Geçen gün Mimarlar Odası’ndan bir arkadaş geldi bir söyleşi için. “Ben Park Hotel’i yıktıran derneğin başkanıyım, onu yıktıran kişiyim, üçüncü köprüyü durduran kişiyim” dedi, kentle ilgili inanılmaz savaşları var. Park Hotel’in hikayesini benden dinlemek için geldiler, uzun bir söyleşi oldu. O söyleşiyi onlardan izin alıp paylaşabilir miyim bilmiyorum. Ben İstanbul’da büyüdüm. Bir buçuk yaşındaydım; babaannem Antalya’ya geldiğinde annemin kardeşimle ikimize bakamayacağını düşünüp beni alıp götürüyor amcamın yanına İstanbul’a. Anne tarafından dedem müftü, baba tarafından dedem su müteahhiti. Eskiden sular idaresi olmadığı için dedem Beyoğlu’nun su müteahhitliğini yapmış.

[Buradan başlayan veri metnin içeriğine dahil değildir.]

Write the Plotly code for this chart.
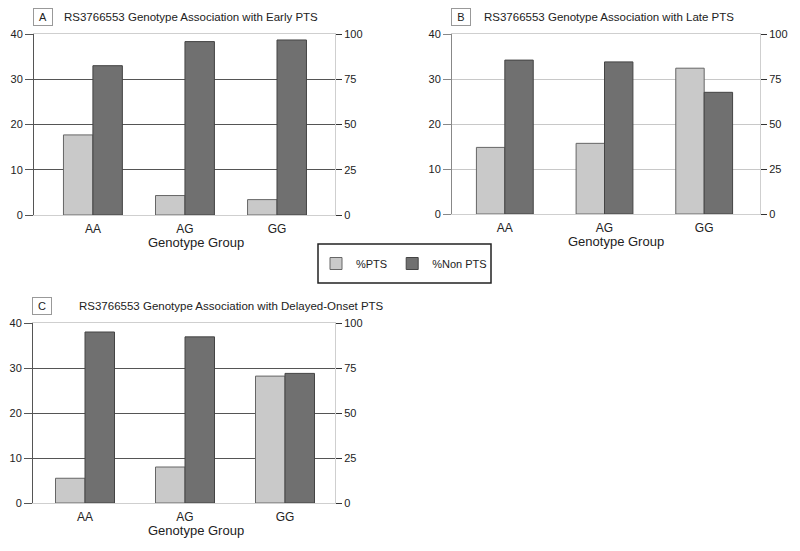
import plotly.graph_objects as go

genotypes = ["AA", "AG", "GG"]
early_pts = [17.7, 4.3, 3.4]
early_non = [82.5, 95.8, 96.7]
late_pts = [14.8, 15.7, 32.4]
late_non = [85.5, 84.5, 67.6]
delayed_pts = [5.5, 8.0, 28.2]
delayed_non = [95.0, 92.3, 72.0]
left_ticks = [0, 10, 20, 30, 40]
right_ticks = [0, 25, 50, 75, 100]

W, H = 800, 551
OFF = 8  # page body margin
light = "#c9c9c9"
dark = "#707070"
font = "Liberation Sans, Arial, sans-serif"


def px(v):
    return (v - OFF) / W


def py(v):
    return 1 - (v - OFF) / H


# panels: (x axis, left y, right y, pixel box, x range, bar width, grid colour, axis colour, letter, title, ..., title offset)
panels = [
    ("x", "y", "y2", (34, 335, 34, 215), [-0.64, 2.63], 0.32, "#555555", "#555555", "A",
     "RS3766553 Genotype Association with Early PTS", early_pts, early_non, 28),
    ("x2", "y3", "y4", (452, 760, 34, 214), [-0.53, 2.56], 0.285, "#c8c8c8", "#888888", "B",
     "RS3766553 Genotype Association with Late PTS", late_pts, late_non, 30),
    ("x3", "y5", "y6", (33, 335, 323, 503), [-0.52, 2.5], 0.295, "#555555", "#555555", "C",
     "RS3766553 Genotype Association with Delayed-Onset PTS", delayed_pts, delayed_non, 44),
]

fig = go.Figure()
layout = {}
annotations = []
first = True
for xa, ya, yb, box, xr, bw, gc, ac, letter, title, pts, non, tx in panels:
    x0, x1, top, bot = box
    fig.add_trace(go.Bar(x=genotypes, y=pts, xaxis=xa, yaxis=ya, name="%PTS",
                         marker=dict(color=light, line=dict(color="#666", width=1)),
                         width=bw, offset=-bw, showlegend=first, legendgroup="pts"))
    fig.add_trace(go.Bar(x=genotypes, y=non, xaxis=xa, yaxis=yb, name="%Non PTS",
                         marker=dict(color=dark, line=dict(color="#444", width=1)),
                         width=bw, offset=0, showlegend=first, legendgroup="non"))
    first = False
    xk = "xaxis" + xa[1:]
    layout[xk] = dict(domain=[px(x0), px(x1)], range=xr, anchor=ya, automargin=False,
                      showline=True, mirror=True, linecolor="#cfcfcf", linewidth=1,
                      ticks="outside", ticklen=3, tickcolor="rgba(0,0,0,0)",
                      showgrid=False, tickfont=dict(size=12, color="#222"))
    yk = "yaxis" + ya[1:]
    yk2 = "yaxis" + yb[1:]
    layout[yk] = dict(domain=[py(bot), py(top)], range=[0, 40], tickvals=left_ticks,
                      anchor=xa, automargin=False, showgrid=True, gridcolor=gc, gridwidth=1,
                      zeroline=False, showline=True, linecolor=ac, linewidth=1,
                      ticks="outside", ticklen=8, tickcolor=ac,
                      tickfont=dict(size=11, color="#222"))
    layout[yk2] = dict(range=[0, 100], tickvals=right_ticks, overlaying=ya, side="right",
                       anchor=xa, automargin=False, showgrid=False, zeroline=False, showline=True,
                       linecolor="#cfcfcf", linewidth=1, ticks="outside", ticklen=6,
                       tickcolor="#333", tickfont=dict(size=11, color="#222"))
    annotations.append(dict(text=letter, x=px(x0 - 1), y=py(top - 17), xref="paper", yref="paper",
                            xanchor="left", yanchor="middle", showarrow=False,
                            font=dict(size=11, color="#222"), bordercolor="#999", borderwidth=1,
                            borderpad=2, width=14, bgcolor="white"))
    annotations.append(dict(text=title, x=px(x0 + tx), y=py(top - 17), xref="paper", yref="paper",
                            xanchor="left", yanchor="middle", showarrow=False,
                            font=dict(size=11.5, color="#222")))
    mid = x0 + (x1 - x0) * (1 - xr[0]) / (xr[1] - xr[0])
    annotations.append(dict(text="Genotype Group", x=px(mid + 11), y=py(bot + 27), xref="paper",
                            yref="paper", xanchor="center", yanchor="middle", showarrow=False,
                            font=dict(size=13, color="#222")))

fig.update_layout(
    width=W, height=H,
    margin=dict(l=0, r=0, t=0, b=0),
    paper_bgcolor="white", plot_bgcolor="white",
    font=dict(family=font),
    barmode="overlay",
    annotations=annotations,
    shapes=[dict(type="rect", xref="paper", yref="paper", x0=px(318), x1=px(491),
                 y0=py(283), y1=py(244), line=dict(color="#222", width=1.5))],
    legend=dict(orientation="h", x=px(316), y=py(263.5), xanchor="left", yanchor="middle",
                borderwidth=0, bgcolor="rgba(0,0,0,0)",
                font=dict(size=11, color="#222"), tracegroupgap=0),
    **layout,
)

fig.write_html("out.html")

Amcam da babasının mesleğini sürdürmüş. Dolayısıyla ben beş yaşındayken amcam elimden tutar birlikte İstanbul’un su kanallarını gezerdik. Dolayısıyla İstanbul’un alt örgüsünü tanıdım. Mesela Küçük Mustafa Paşa’da hamamın suyu kesilir, haber verirler amcama. Tutar beni elimden Sultan Selim’e gideriz. Su kanallarında hasarlı olan yeri tespit eder, bazen bir ekip gönderir bazen kendi ilgilenirdi. Dolayısıyla İstanbul’un üst yapısından önce alt yapısıyla tanıştım. Üç dört yaşındaydım, eve bir kadın gelirdi temizliğe, kocası kayıkçıydı. Cibali iskelesinden Kasımpaşa iskelesine gider, temizlik günü alırlar beni kayığın baş ucuna oturturlardı. Bütün günü kayığın baş ucunda geçirirdim. Haliç’i tanıdım. Haliç benim için bir ıslak pazar yeri. Suyunu tanıdım. Altı yaşında yüzmeyi Haliç’te öğrendim. Bütün kültürleri tanıdım; Balat’ı, Fener’i, Ayvansaray’ı… O kültürlerden arkadaşlarım, onların anneleri benim teyzem oldu, babaları amcam oldu. Dolayısıyla bu hoşgörüyü içime kazıdı. Küçük Mustafa Paşa gibi bir yerde büyüdüm, sustalıyla yaşadım. Serserilik etmedim ama kendimi korumayı öğrendim. Öyle bir yerdi.
Bir kentin mimarisinin doğru şekillenmesinde dikkat edilmesi gereken unsur sizce nedir?
Bir kent, bir insan bedeni, bir canlı bedeni gibidir. Bir canlıyı ne ayakta tutar? İskeleti. Kent önce iskeletinden bakılarak tanımlanır. O iskeleti korumaya aldığınız zaman ancak kentin sağlıklı gelişmesi söz konusu olur. O iskelet eğer yok edilmişse, artık yapacağınız bir şey yoktur. Bir adamın belinden bir şey kırın, ya da ayağından; istediği kadar her tarafı sağlam olsun, ayağa kalkamaz, çöker, ölür ve düştüğü yerde kalır. Bir kentin de iskelet sistemini parçaladığınız zaman, onun ölümünü hazırlamış olursunuz. Kenti yönetmek başka, kenti yeniden üretmek başka… Kenti yönetenler, her zaman o kenti üretemezler.
Sevgili Yılmaz Zenger’e bizi kırmayıp sorularımızı cevaplandırdığı için çok teşekkür ederiz.